Fidèle à sa formule, Faites entrer l’infini propose dans son n° 70 de décembre 2020 un numéro consacré à Aragon et ses parages, accompagné par l’œuvre d’un artiste qui donne sa cohérence graphique au numéro, en l’occurrence Marie Laurence Gaudrat. Outre un « Cahier Aragon » et un « Cahier Elsa », on trouvera une rubrique de chroniques qui réédite, entre autres, certains textes méconnus d’Aragon.

Les Lettres françaises

Plusieurs fois relancé depuis sa mort en octobre 1972, au format papier puis au format numérique, l’hebdomadaire Les Lettres françaises est désormais accueilli par les éditions Helvétius et revient vers le (beau) papier et une périodicité mensuelle. Autour d’une équipe resserrée, la ligne éditoriale s’inspire du grand modèle aragonien et se concentre sur les publications qui à ses yeux comptent.

Lire l’humain. Aragon, Ponge : esthétiques croisées
Alain Trouvé, ENS, 2018. 

Il ne s’agit pas seulement d’une tentative de passage en force d’une étude croisée de deux auteurs qui se sont estimés, à bonne distance, mais d’un parcours suggérant des points de convergence mis à la disposition de lecteurs, eux-mêmes invités à générer leur propre parcours dans l’essai, loin finalement d’un quelconque autoritarisme théorique. L’ouverture de l’ouvrage, d’une grande prudence, annonce une démarche qui suggère plus qu’elle n’impose, tout en maintenant l’intérêt culturel et esthétique du regard sur ces deux auteurs majeurs du XXe siècle.
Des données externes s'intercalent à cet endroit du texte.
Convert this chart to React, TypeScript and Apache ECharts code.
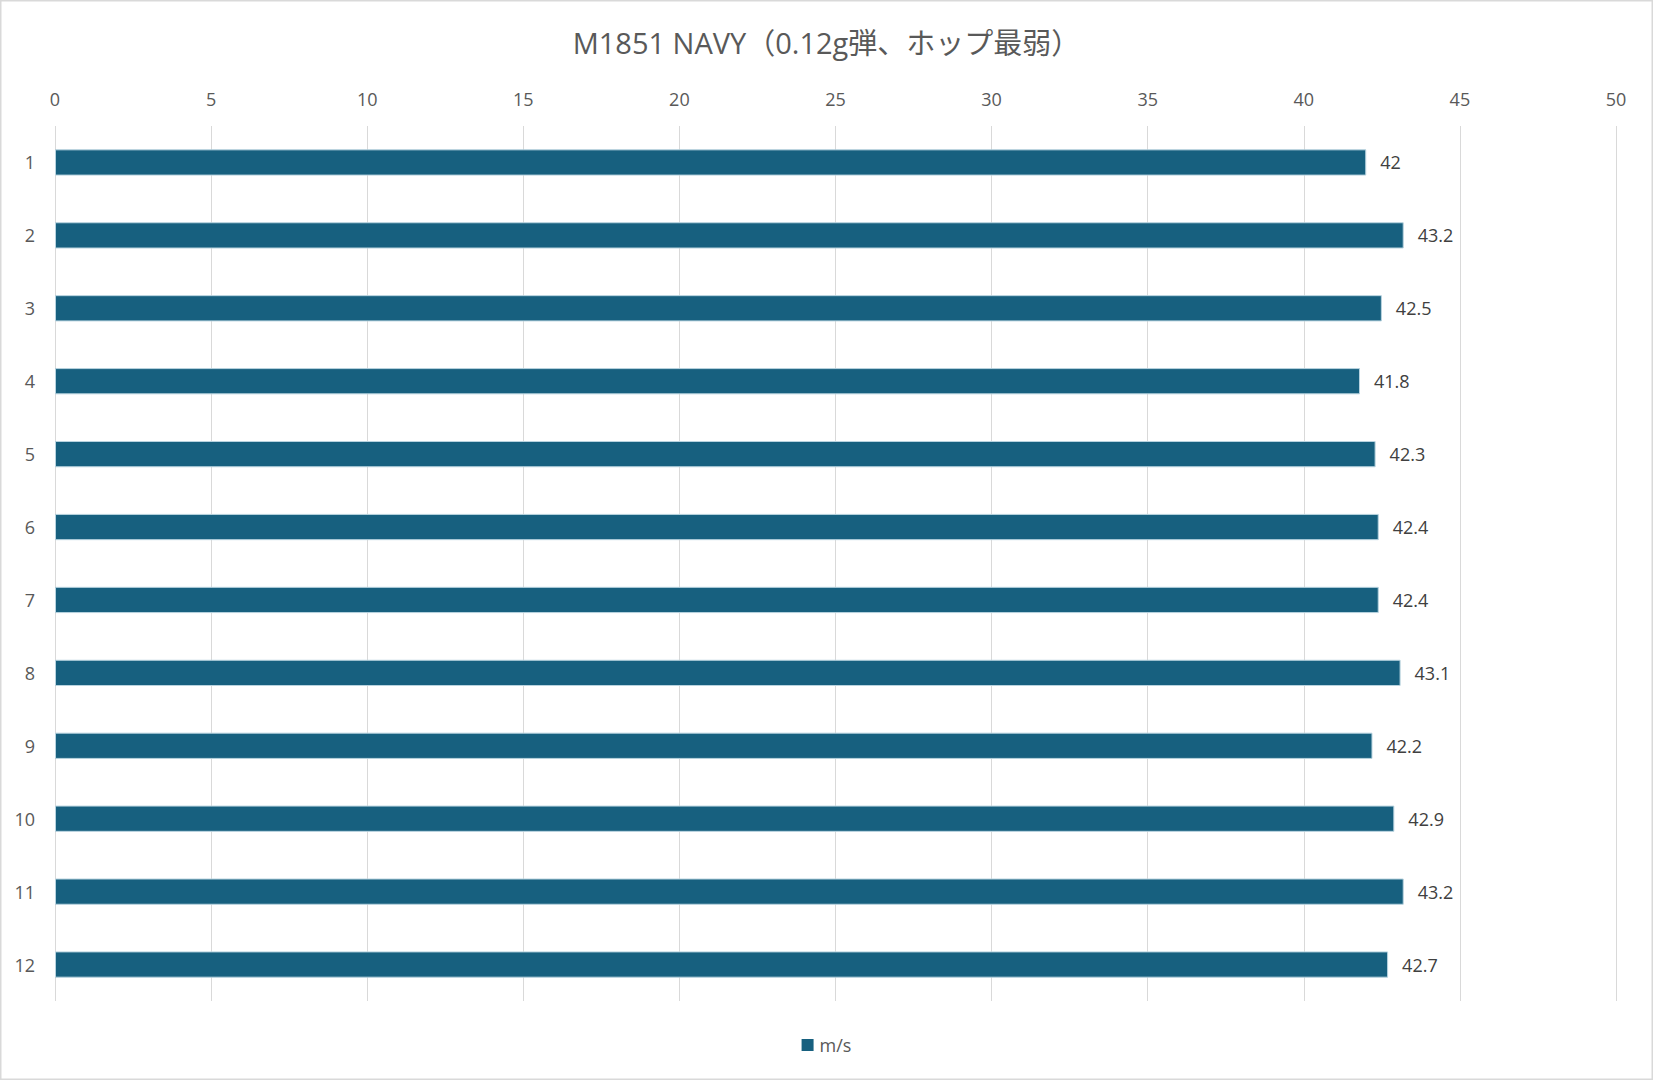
import React, { useEffect, useRef } from "react";
import * as echarts from "echarts";

const TITLE = "M1851 NAVY（0.12g弾、ホップ最弱）";
const SERIES_NAME = "m/s";
const categories = ["1", "2", "3", "4", "5", "6", "7", "8", "9", "10", "11", "12"];
const speeds = [42, 43.2, 42.5, 41.8, 42.3, 42.4, 42.4, 43.1, 42.2, 42.9, 43.2, 42.7];
const AXIS_MIN = 0;
const AXIS_MAX = 50;
const AXIS_STEP = 5;

const FONT = "'Open Sans', 'Noto Sans CJK JP', sans-serif";

export default function App() {
  const ref = useRef<HTMLDivElement>(null);
  useEffect(() => {
    document.body.style.margin = "0";
    if (!ref.current) return;
    const chart = echarts.init(ref.current, undefined, { renderer: "svg" });
    chart.setOption({
      animation: false,
      backgroundColor: "#ffffff",
      textStyle: { fontFamily: FONT },
      title: {
        text: TITLE,
        left: "center",
        top: 23,
        textStyle: { fontFamily: FONT, fontSize: 29, fontWeight: "normal", color: "#595959" },
      },
      legend: {
        bottom: 21,
        left: "center",
        itemWidth: 12,
        itemHeight: 12,
        itemGap: 4,
        icon: "rect",
        itemStyle: { borderWidth: 0 },
        textStyle: { fontFamily: FONT, fontSize: 18, color: "#595959", padding: [0, 0, 0, 1] },
        data: [SERIES_NAME],
      },
      grid: { left: 55, right: 37, top: 126, bottom: 79, containLabel: false },
      xAxis: {
        type: "value",
        position: "top",
        min: AXIS_MIN,
        max: AXIS_MAX,
        interval: AXIS_STEP,
        axisLine: { show: false },
        axisTick: { show: false },
        axisLabel: { fontFamily: FONT, fontSize: 18, color: "#595959", margin: 18 },
        splitLine: { show: true, lineStyle: { color: "#d9d9d9", width: 1 } },
      },
      yAxis: {
        type: "category",
        data: categories,
        inverse: true,
        axisLine: { show: false },
        axisTick: { show: false },
        axisLabel: { fontFamily: FONT, fontSize: 18, color: "#595959", margin: 20 },
        splitLine: { show: false },
      },
      series: [
        {
          name: SERIES_NAME,
          type: "bar",
          data: speeds,
          barWidth: "36%",
          itemStyle: { color: "#17607F", borderColor: "#b8d3df", borderWidth: 1 },
          label: {
            show: true,
            position: "right",
            distance: 14,
            fontFamily: FONT,
            fontSize: 18,
            color: "#404040",
          },
        },
      ],
      graphic: [
        {
          type: "rect",
          shape: { x: 0.5, y: 0.5, width: 1652, height: 1079 },
          style: { fill: "none", stroke: "#d9d9d9", lineWidth: 2 },
          silent: true,
        },
      ],
    });
    return () => chart.dispose();
  }, []);
  return (
    <div
      ref={ref}
      style={{ position: "absolute", left: 0, top: 0, width: 1653, height: 1080 }}
    />
  );
}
Recherches croisées Aragon / Elsa Triolet n° 16 : « Le rayonnement international d’Aragon : un premier état des lieux »
Sous la direction d’Erwan Caulet, Corine Grenouillet, Patricia Principalli
Presses universitaires de Strasbourg, 284 p., 2018 

La revue Recherches croisées Aragon / Elsa Triolet (RCAET), qui existe depuis 1988, s’était d’abord spécialisée dans la recherche génétique (lire les deux premiers numéros qui contiennent des documents exceptionnels sur le processus de fabrication des œuvres) et s’est développée peu à peu en direction d’études plus transversales, sans perdre le goût des documents inédits. Le numéro 16, paru en 2018, s’intéresse à la réception de l’œuvre d’Aragon à l’étranger. À titre d'exemple, ce collectif s’ouvre sur une très belle synthèse des lectures américaines d’Aragon, qui insistent d’abord sur la dimension politique, les errances de l’engagement et du « mentir-vrai » mais se déploient aujourd’hui en direction de dimensions plus approfondies, preuve d’un intérêt constant de la recherche sur Aragon aux États-Unis dont atteste la liste des thèses qui lui sont, partiellement ou totalement, consacrées.